┏━━

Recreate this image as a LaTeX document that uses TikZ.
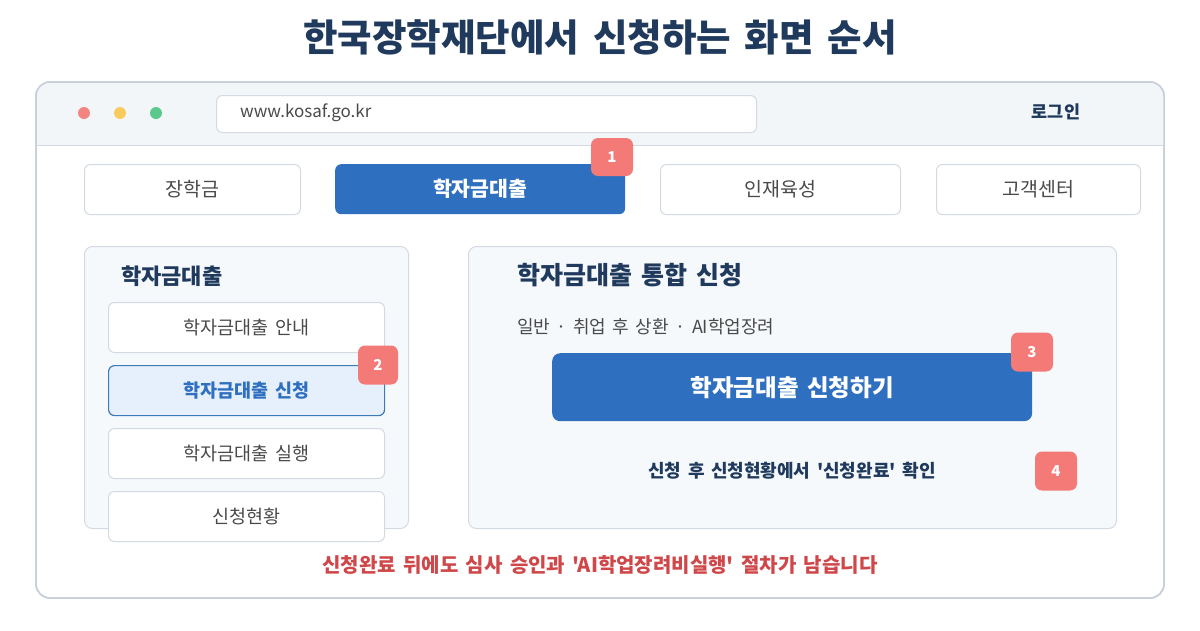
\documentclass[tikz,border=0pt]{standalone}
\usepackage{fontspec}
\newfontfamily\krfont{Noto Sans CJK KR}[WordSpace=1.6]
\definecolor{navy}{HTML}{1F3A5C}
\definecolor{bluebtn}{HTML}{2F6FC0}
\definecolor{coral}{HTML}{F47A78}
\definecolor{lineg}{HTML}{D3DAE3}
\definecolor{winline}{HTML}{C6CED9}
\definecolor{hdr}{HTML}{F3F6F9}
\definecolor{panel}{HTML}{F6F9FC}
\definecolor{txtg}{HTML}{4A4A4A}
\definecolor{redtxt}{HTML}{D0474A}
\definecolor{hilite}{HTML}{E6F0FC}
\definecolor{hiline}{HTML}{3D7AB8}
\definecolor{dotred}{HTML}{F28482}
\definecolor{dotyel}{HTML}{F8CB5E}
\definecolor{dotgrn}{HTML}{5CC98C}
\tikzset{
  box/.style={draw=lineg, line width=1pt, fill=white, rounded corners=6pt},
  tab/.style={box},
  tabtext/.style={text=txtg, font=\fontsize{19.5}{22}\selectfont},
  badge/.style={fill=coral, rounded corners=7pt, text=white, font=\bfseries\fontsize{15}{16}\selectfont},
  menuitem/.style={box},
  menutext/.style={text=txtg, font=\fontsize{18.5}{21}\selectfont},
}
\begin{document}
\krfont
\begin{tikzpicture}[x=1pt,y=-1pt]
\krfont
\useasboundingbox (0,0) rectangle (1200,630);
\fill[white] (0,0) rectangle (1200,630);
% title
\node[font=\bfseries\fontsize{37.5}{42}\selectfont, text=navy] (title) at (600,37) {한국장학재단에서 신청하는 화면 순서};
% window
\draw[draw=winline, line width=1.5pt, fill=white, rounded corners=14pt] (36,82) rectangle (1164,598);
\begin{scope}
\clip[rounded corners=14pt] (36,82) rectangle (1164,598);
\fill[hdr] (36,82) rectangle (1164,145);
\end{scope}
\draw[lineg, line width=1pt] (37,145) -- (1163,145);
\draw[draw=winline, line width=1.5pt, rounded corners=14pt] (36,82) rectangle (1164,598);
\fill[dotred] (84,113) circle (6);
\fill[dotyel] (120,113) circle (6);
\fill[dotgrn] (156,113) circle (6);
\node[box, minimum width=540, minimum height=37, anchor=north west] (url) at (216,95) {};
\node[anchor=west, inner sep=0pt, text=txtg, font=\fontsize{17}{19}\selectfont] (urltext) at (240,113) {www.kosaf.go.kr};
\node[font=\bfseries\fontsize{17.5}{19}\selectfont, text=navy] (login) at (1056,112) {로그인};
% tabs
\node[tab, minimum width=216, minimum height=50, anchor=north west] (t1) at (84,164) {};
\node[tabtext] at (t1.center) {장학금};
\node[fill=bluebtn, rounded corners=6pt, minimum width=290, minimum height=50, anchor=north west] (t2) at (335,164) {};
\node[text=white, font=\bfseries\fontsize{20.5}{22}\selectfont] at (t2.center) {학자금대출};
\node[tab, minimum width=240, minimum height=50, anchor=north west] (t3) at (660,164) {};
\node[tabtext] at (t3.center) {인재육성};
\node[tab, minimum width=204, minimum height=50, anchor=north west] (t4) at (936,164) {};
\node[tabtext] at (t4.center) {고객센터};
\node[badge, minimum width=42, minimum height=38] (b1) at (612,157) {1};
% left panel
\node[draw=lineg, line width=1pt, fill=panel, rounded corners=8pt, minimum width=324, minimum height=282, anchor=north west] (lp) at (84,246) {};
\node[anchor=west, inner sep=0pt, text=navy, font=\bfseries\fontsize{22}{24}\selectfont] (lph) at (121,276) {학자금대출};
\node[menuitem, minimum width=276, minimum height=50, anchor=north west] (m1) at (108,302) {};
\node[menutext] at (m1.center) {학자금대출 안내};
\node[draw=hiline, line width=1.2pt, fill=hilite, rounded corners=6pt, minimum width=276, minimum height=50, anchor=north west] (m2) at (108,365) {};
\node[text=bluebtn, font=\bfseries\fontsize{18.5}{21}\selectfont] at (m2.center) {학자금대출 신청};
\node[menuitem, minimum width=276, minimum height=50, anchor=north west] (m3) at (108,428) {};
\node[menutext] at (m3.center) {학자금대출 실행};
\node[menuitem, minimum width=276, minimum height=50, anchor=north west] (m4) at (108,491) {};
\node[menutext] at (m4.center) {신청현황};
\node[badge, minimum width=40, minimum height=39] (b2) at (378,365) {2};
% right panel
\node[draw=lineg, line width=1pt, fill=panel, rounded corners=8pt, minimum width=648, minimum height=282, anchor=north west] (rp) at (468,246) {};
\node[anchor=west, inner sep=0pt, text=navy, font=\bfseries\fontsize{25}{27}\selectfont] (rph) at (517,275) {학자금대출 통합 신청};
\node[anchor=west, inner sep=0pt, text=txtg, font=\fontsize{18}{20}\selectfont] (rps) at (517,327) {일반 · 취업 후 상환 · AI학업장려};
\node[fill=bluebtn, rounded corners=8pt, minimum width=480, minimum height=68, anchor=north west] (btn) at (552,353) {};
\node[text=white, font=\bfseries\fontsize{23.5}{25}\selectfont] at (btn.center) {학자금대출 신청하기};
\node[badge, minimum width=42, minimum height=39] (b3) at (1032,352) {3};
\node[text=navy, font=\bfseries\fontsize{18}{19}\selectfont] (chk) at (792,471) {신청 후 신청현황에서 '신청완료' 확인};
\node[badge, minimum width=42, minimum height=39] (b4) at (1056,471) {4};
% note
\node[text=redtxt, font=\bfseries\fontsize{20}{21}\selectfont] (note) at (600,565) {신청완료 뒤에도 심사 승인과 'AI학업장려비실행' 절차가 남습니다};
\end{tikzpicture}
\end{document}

┗━━

WRITTEN TASK:
Copy out the listing exactly as it stands, but not the pictures.

WORKED ANSWER:
Recreate this image as a LaTeX document that uses TikZ.
\documentclass[tikz,border=0pt]{standalone}
\usepackage{fontspec}
\newfontfamily\krfont{Noto Sans CJK KR}[WordSpace=1.6]
\definecolor{navy}{HTML}{1F3A5C}
\definecolor{bluebtn}{HTML}{2F6FC0}
\definecolor{coral}{HTML}{F47A78}
\definecolor{lineg}{HTML}{D3DAE3}
\definecolor{winline}{HTML}{C6CED9}
\definecolor{hdr}{HTML}{F3F6F9}
\definecolor{panel}{HTML}{F6F9FC}
\definecolor{txtg}{HTML}{4A4A4A}
\definecolor{redtxt}{HTML}{D0474A}
\definecolor{hilite}{HTML}{E6F0FC}
\definecolor{hiline}{HTML}{3D7AB8}
\definecolor{dotred}{HTML}{F28482}
\definecolor{dotyel}{HTML}{F8CB5E}
\definecolor{dotgrn}{HTML}{5CC98C}
\tikzset{
  box/.style={draw=lineg, line width=1pt, fill=white, rounded corners=6pt},
  tab/.style={box},
  tabtext/.style={text=txtg, font=\fontsize{19.5}{22}\selectfont},
  badge/.style={fill=coral, rounded corners=7pt, text=white, font=\bfseries\fontsize{15}{16}\selectfont},
  menuitem/.style={box},
  menutext/.style={text=txtg, font=\fontsize{18.5}{21}\selectfont},
}
\begin{document}
\krfont
\begin{tikzpicture}[x=1pt,y=-1pt]
\krfont
\useasboundingbox (0,0) rectangle (1200,630);
\fill[white] (0,0) rectangle (1200,630);
% title
\node[font=\bfseries\fontsize{37.5}{42}\selectfont, text=navy] (title) at (600,37) {한국장학재단에서 신청하는 화면 순서};
% window
\draw[draw=winline, line width=1.5pt, fill=white, rounded corners=14pt] (36,82) rectangle (1164,598);
\begin{scope}
\clip[rounded corners=14pt] (36,82) rectangle (1164,598);
\fill[hdr] (36,82) rectangle (1164,145);
\end{scope}
\draw[lineg, line width=1pt] (37,145) -- (1163,145);
\draw[draw=winline, line width=1.5pt, rounded corners=14pt] (36,82) rectangle (1164,598);
\fill[dotred] (84,113) circle (6);
\fill[dotyel] (120,113) circle (6);
\fill[dotgrn] (156,113) circle (6);
\node[box, minimum width=540, minimum height=37, anchor=north west] (url) at (216,95) {};
\node[anchor=west, inner sep=0pt, text=txtg, font=\fontsize{17}{19}\selectfont] (urltext) at (240,113) {www.kosaf.go.kr};
\node[font=\bfseries\fontsize{17.5}{19}\selectfont, text=navy] (login) at (1056,112) {로그인};
% tabs
\node[tab, minimum width=216, minimum height=50, anchor=north west] (t1) at (84,164) {};
\node[tabtext] at (t1.center) {장학금};
\node[fill=bluebtn, rounded corners=6pt, minimum width=290, minimum height=50, anchor=north west] (t2) at (335,164) {};
\node[text=white, font=\bfseries\fontsize{20.5}{22}\selectfont] at (t2.center) {학자금대출};
\node[tab, minimum width=240, minimum height=50, anchor=north west] (t3) at (660,164) {};
\node[tabtext] at (t3.center) {인재육성};
\node[tab, minimum width=204, minimum height=50, anchor=north west] (t4) at (936,164) {};
\node[tabtext] at (t4.center) {고객센터};
\node[badge, minimum width=42, minimum height=38] (b1) at (612,157) {1};
% left panel
\node[draw=lineg, line width=1pt, fill=panel, rounded corners=8pt, minimum width=324, minimum height=282, anchor=north west] (lp) at (84,246) {};
\node[anchor=west, inner sep=0pt, text=navy, font=\bfseries\fontsize{22}{24}\selectfont] (lph) at (121,276) {학자금대출};
\node[menuitem, minimum width=276, minimum height=50, anchor=north west] (m1) at (108,302) {};
\node[menutext] at (m1.center) {학자금대출 안내};
\node[draw=hiline, line width=1.2pt, fill=hilite, rounded corners=6pt, minimum width=276, minimum height=50, anchor=north west] (m2) at (108,365) {};
\node[text=bluebtn, font=\bfseries\fontsize{18.5}{21}\selectfont] at (m2.center) {학자금대출 신청};
\node[menuitem, minimum width=276, minimum height=50, anchor=north west] (m3) at (108,428) {};
\node[menutext] at (m3.center) {학자금대출 실행};
\node[menuitem, minimum width=276, minimum height=50, anchor=north west] (m4) at (108,491) {};
\node[menutext] at (m4.center) {신청현황};
\node[badge, minimum width=40, minimum height=39] (b2) at (378,365) {2};
% right panel
\node[draw=lineg, line width=1pt, fill=panel, rounded corners=8pt, minimum width=648, minimum height=282, anchor=north west] (rp) at (468,246) {};
\node[anchor=west, inner sep=0pt, text=navy, font=\bfseries\fontsize{25}{27}\selectfont] (rph) at (517,275) {학자금대출 통합 신청};
\node[anchor=west, inner sep=0pt, text=txtg, font=\fontsize{18}{20}\selectfont] (rps) at (517,327) {일반 · 취업 후 상환 · AI학업장려};
\node[fill=bluebtn, rounded corners=8pt, minimum width=480, minimum height=68, anchor=north west] (btn) at (552,353) {};
\node[text=white, font=\bfseries\fontsize{23.5}{25}\selectfont] at (btn.center) {학자금대출 신청하기};
\node[badge, minimum width=42, minimum height=39] (b3) at (1032,352) {3};
\node[text=navy, font=\bfseries\fontsize{18}{19}\selectfont] (chk) at (792,471) {신청 후 신청현황에서 '신청완료' 확인};
\node[badge, minimum width=42, minimum height=39] (b4) at (1056,471) {4};
% note
\node[text=redtxt, font=\bfseries\fontsize{20}{21}\selectfont] (note) at (600,565) {신청완료 뒤에도 심사 승인과 'AI학업장려비실행' 절차가 남습니다};
\end{tikzpicture}
\end{document}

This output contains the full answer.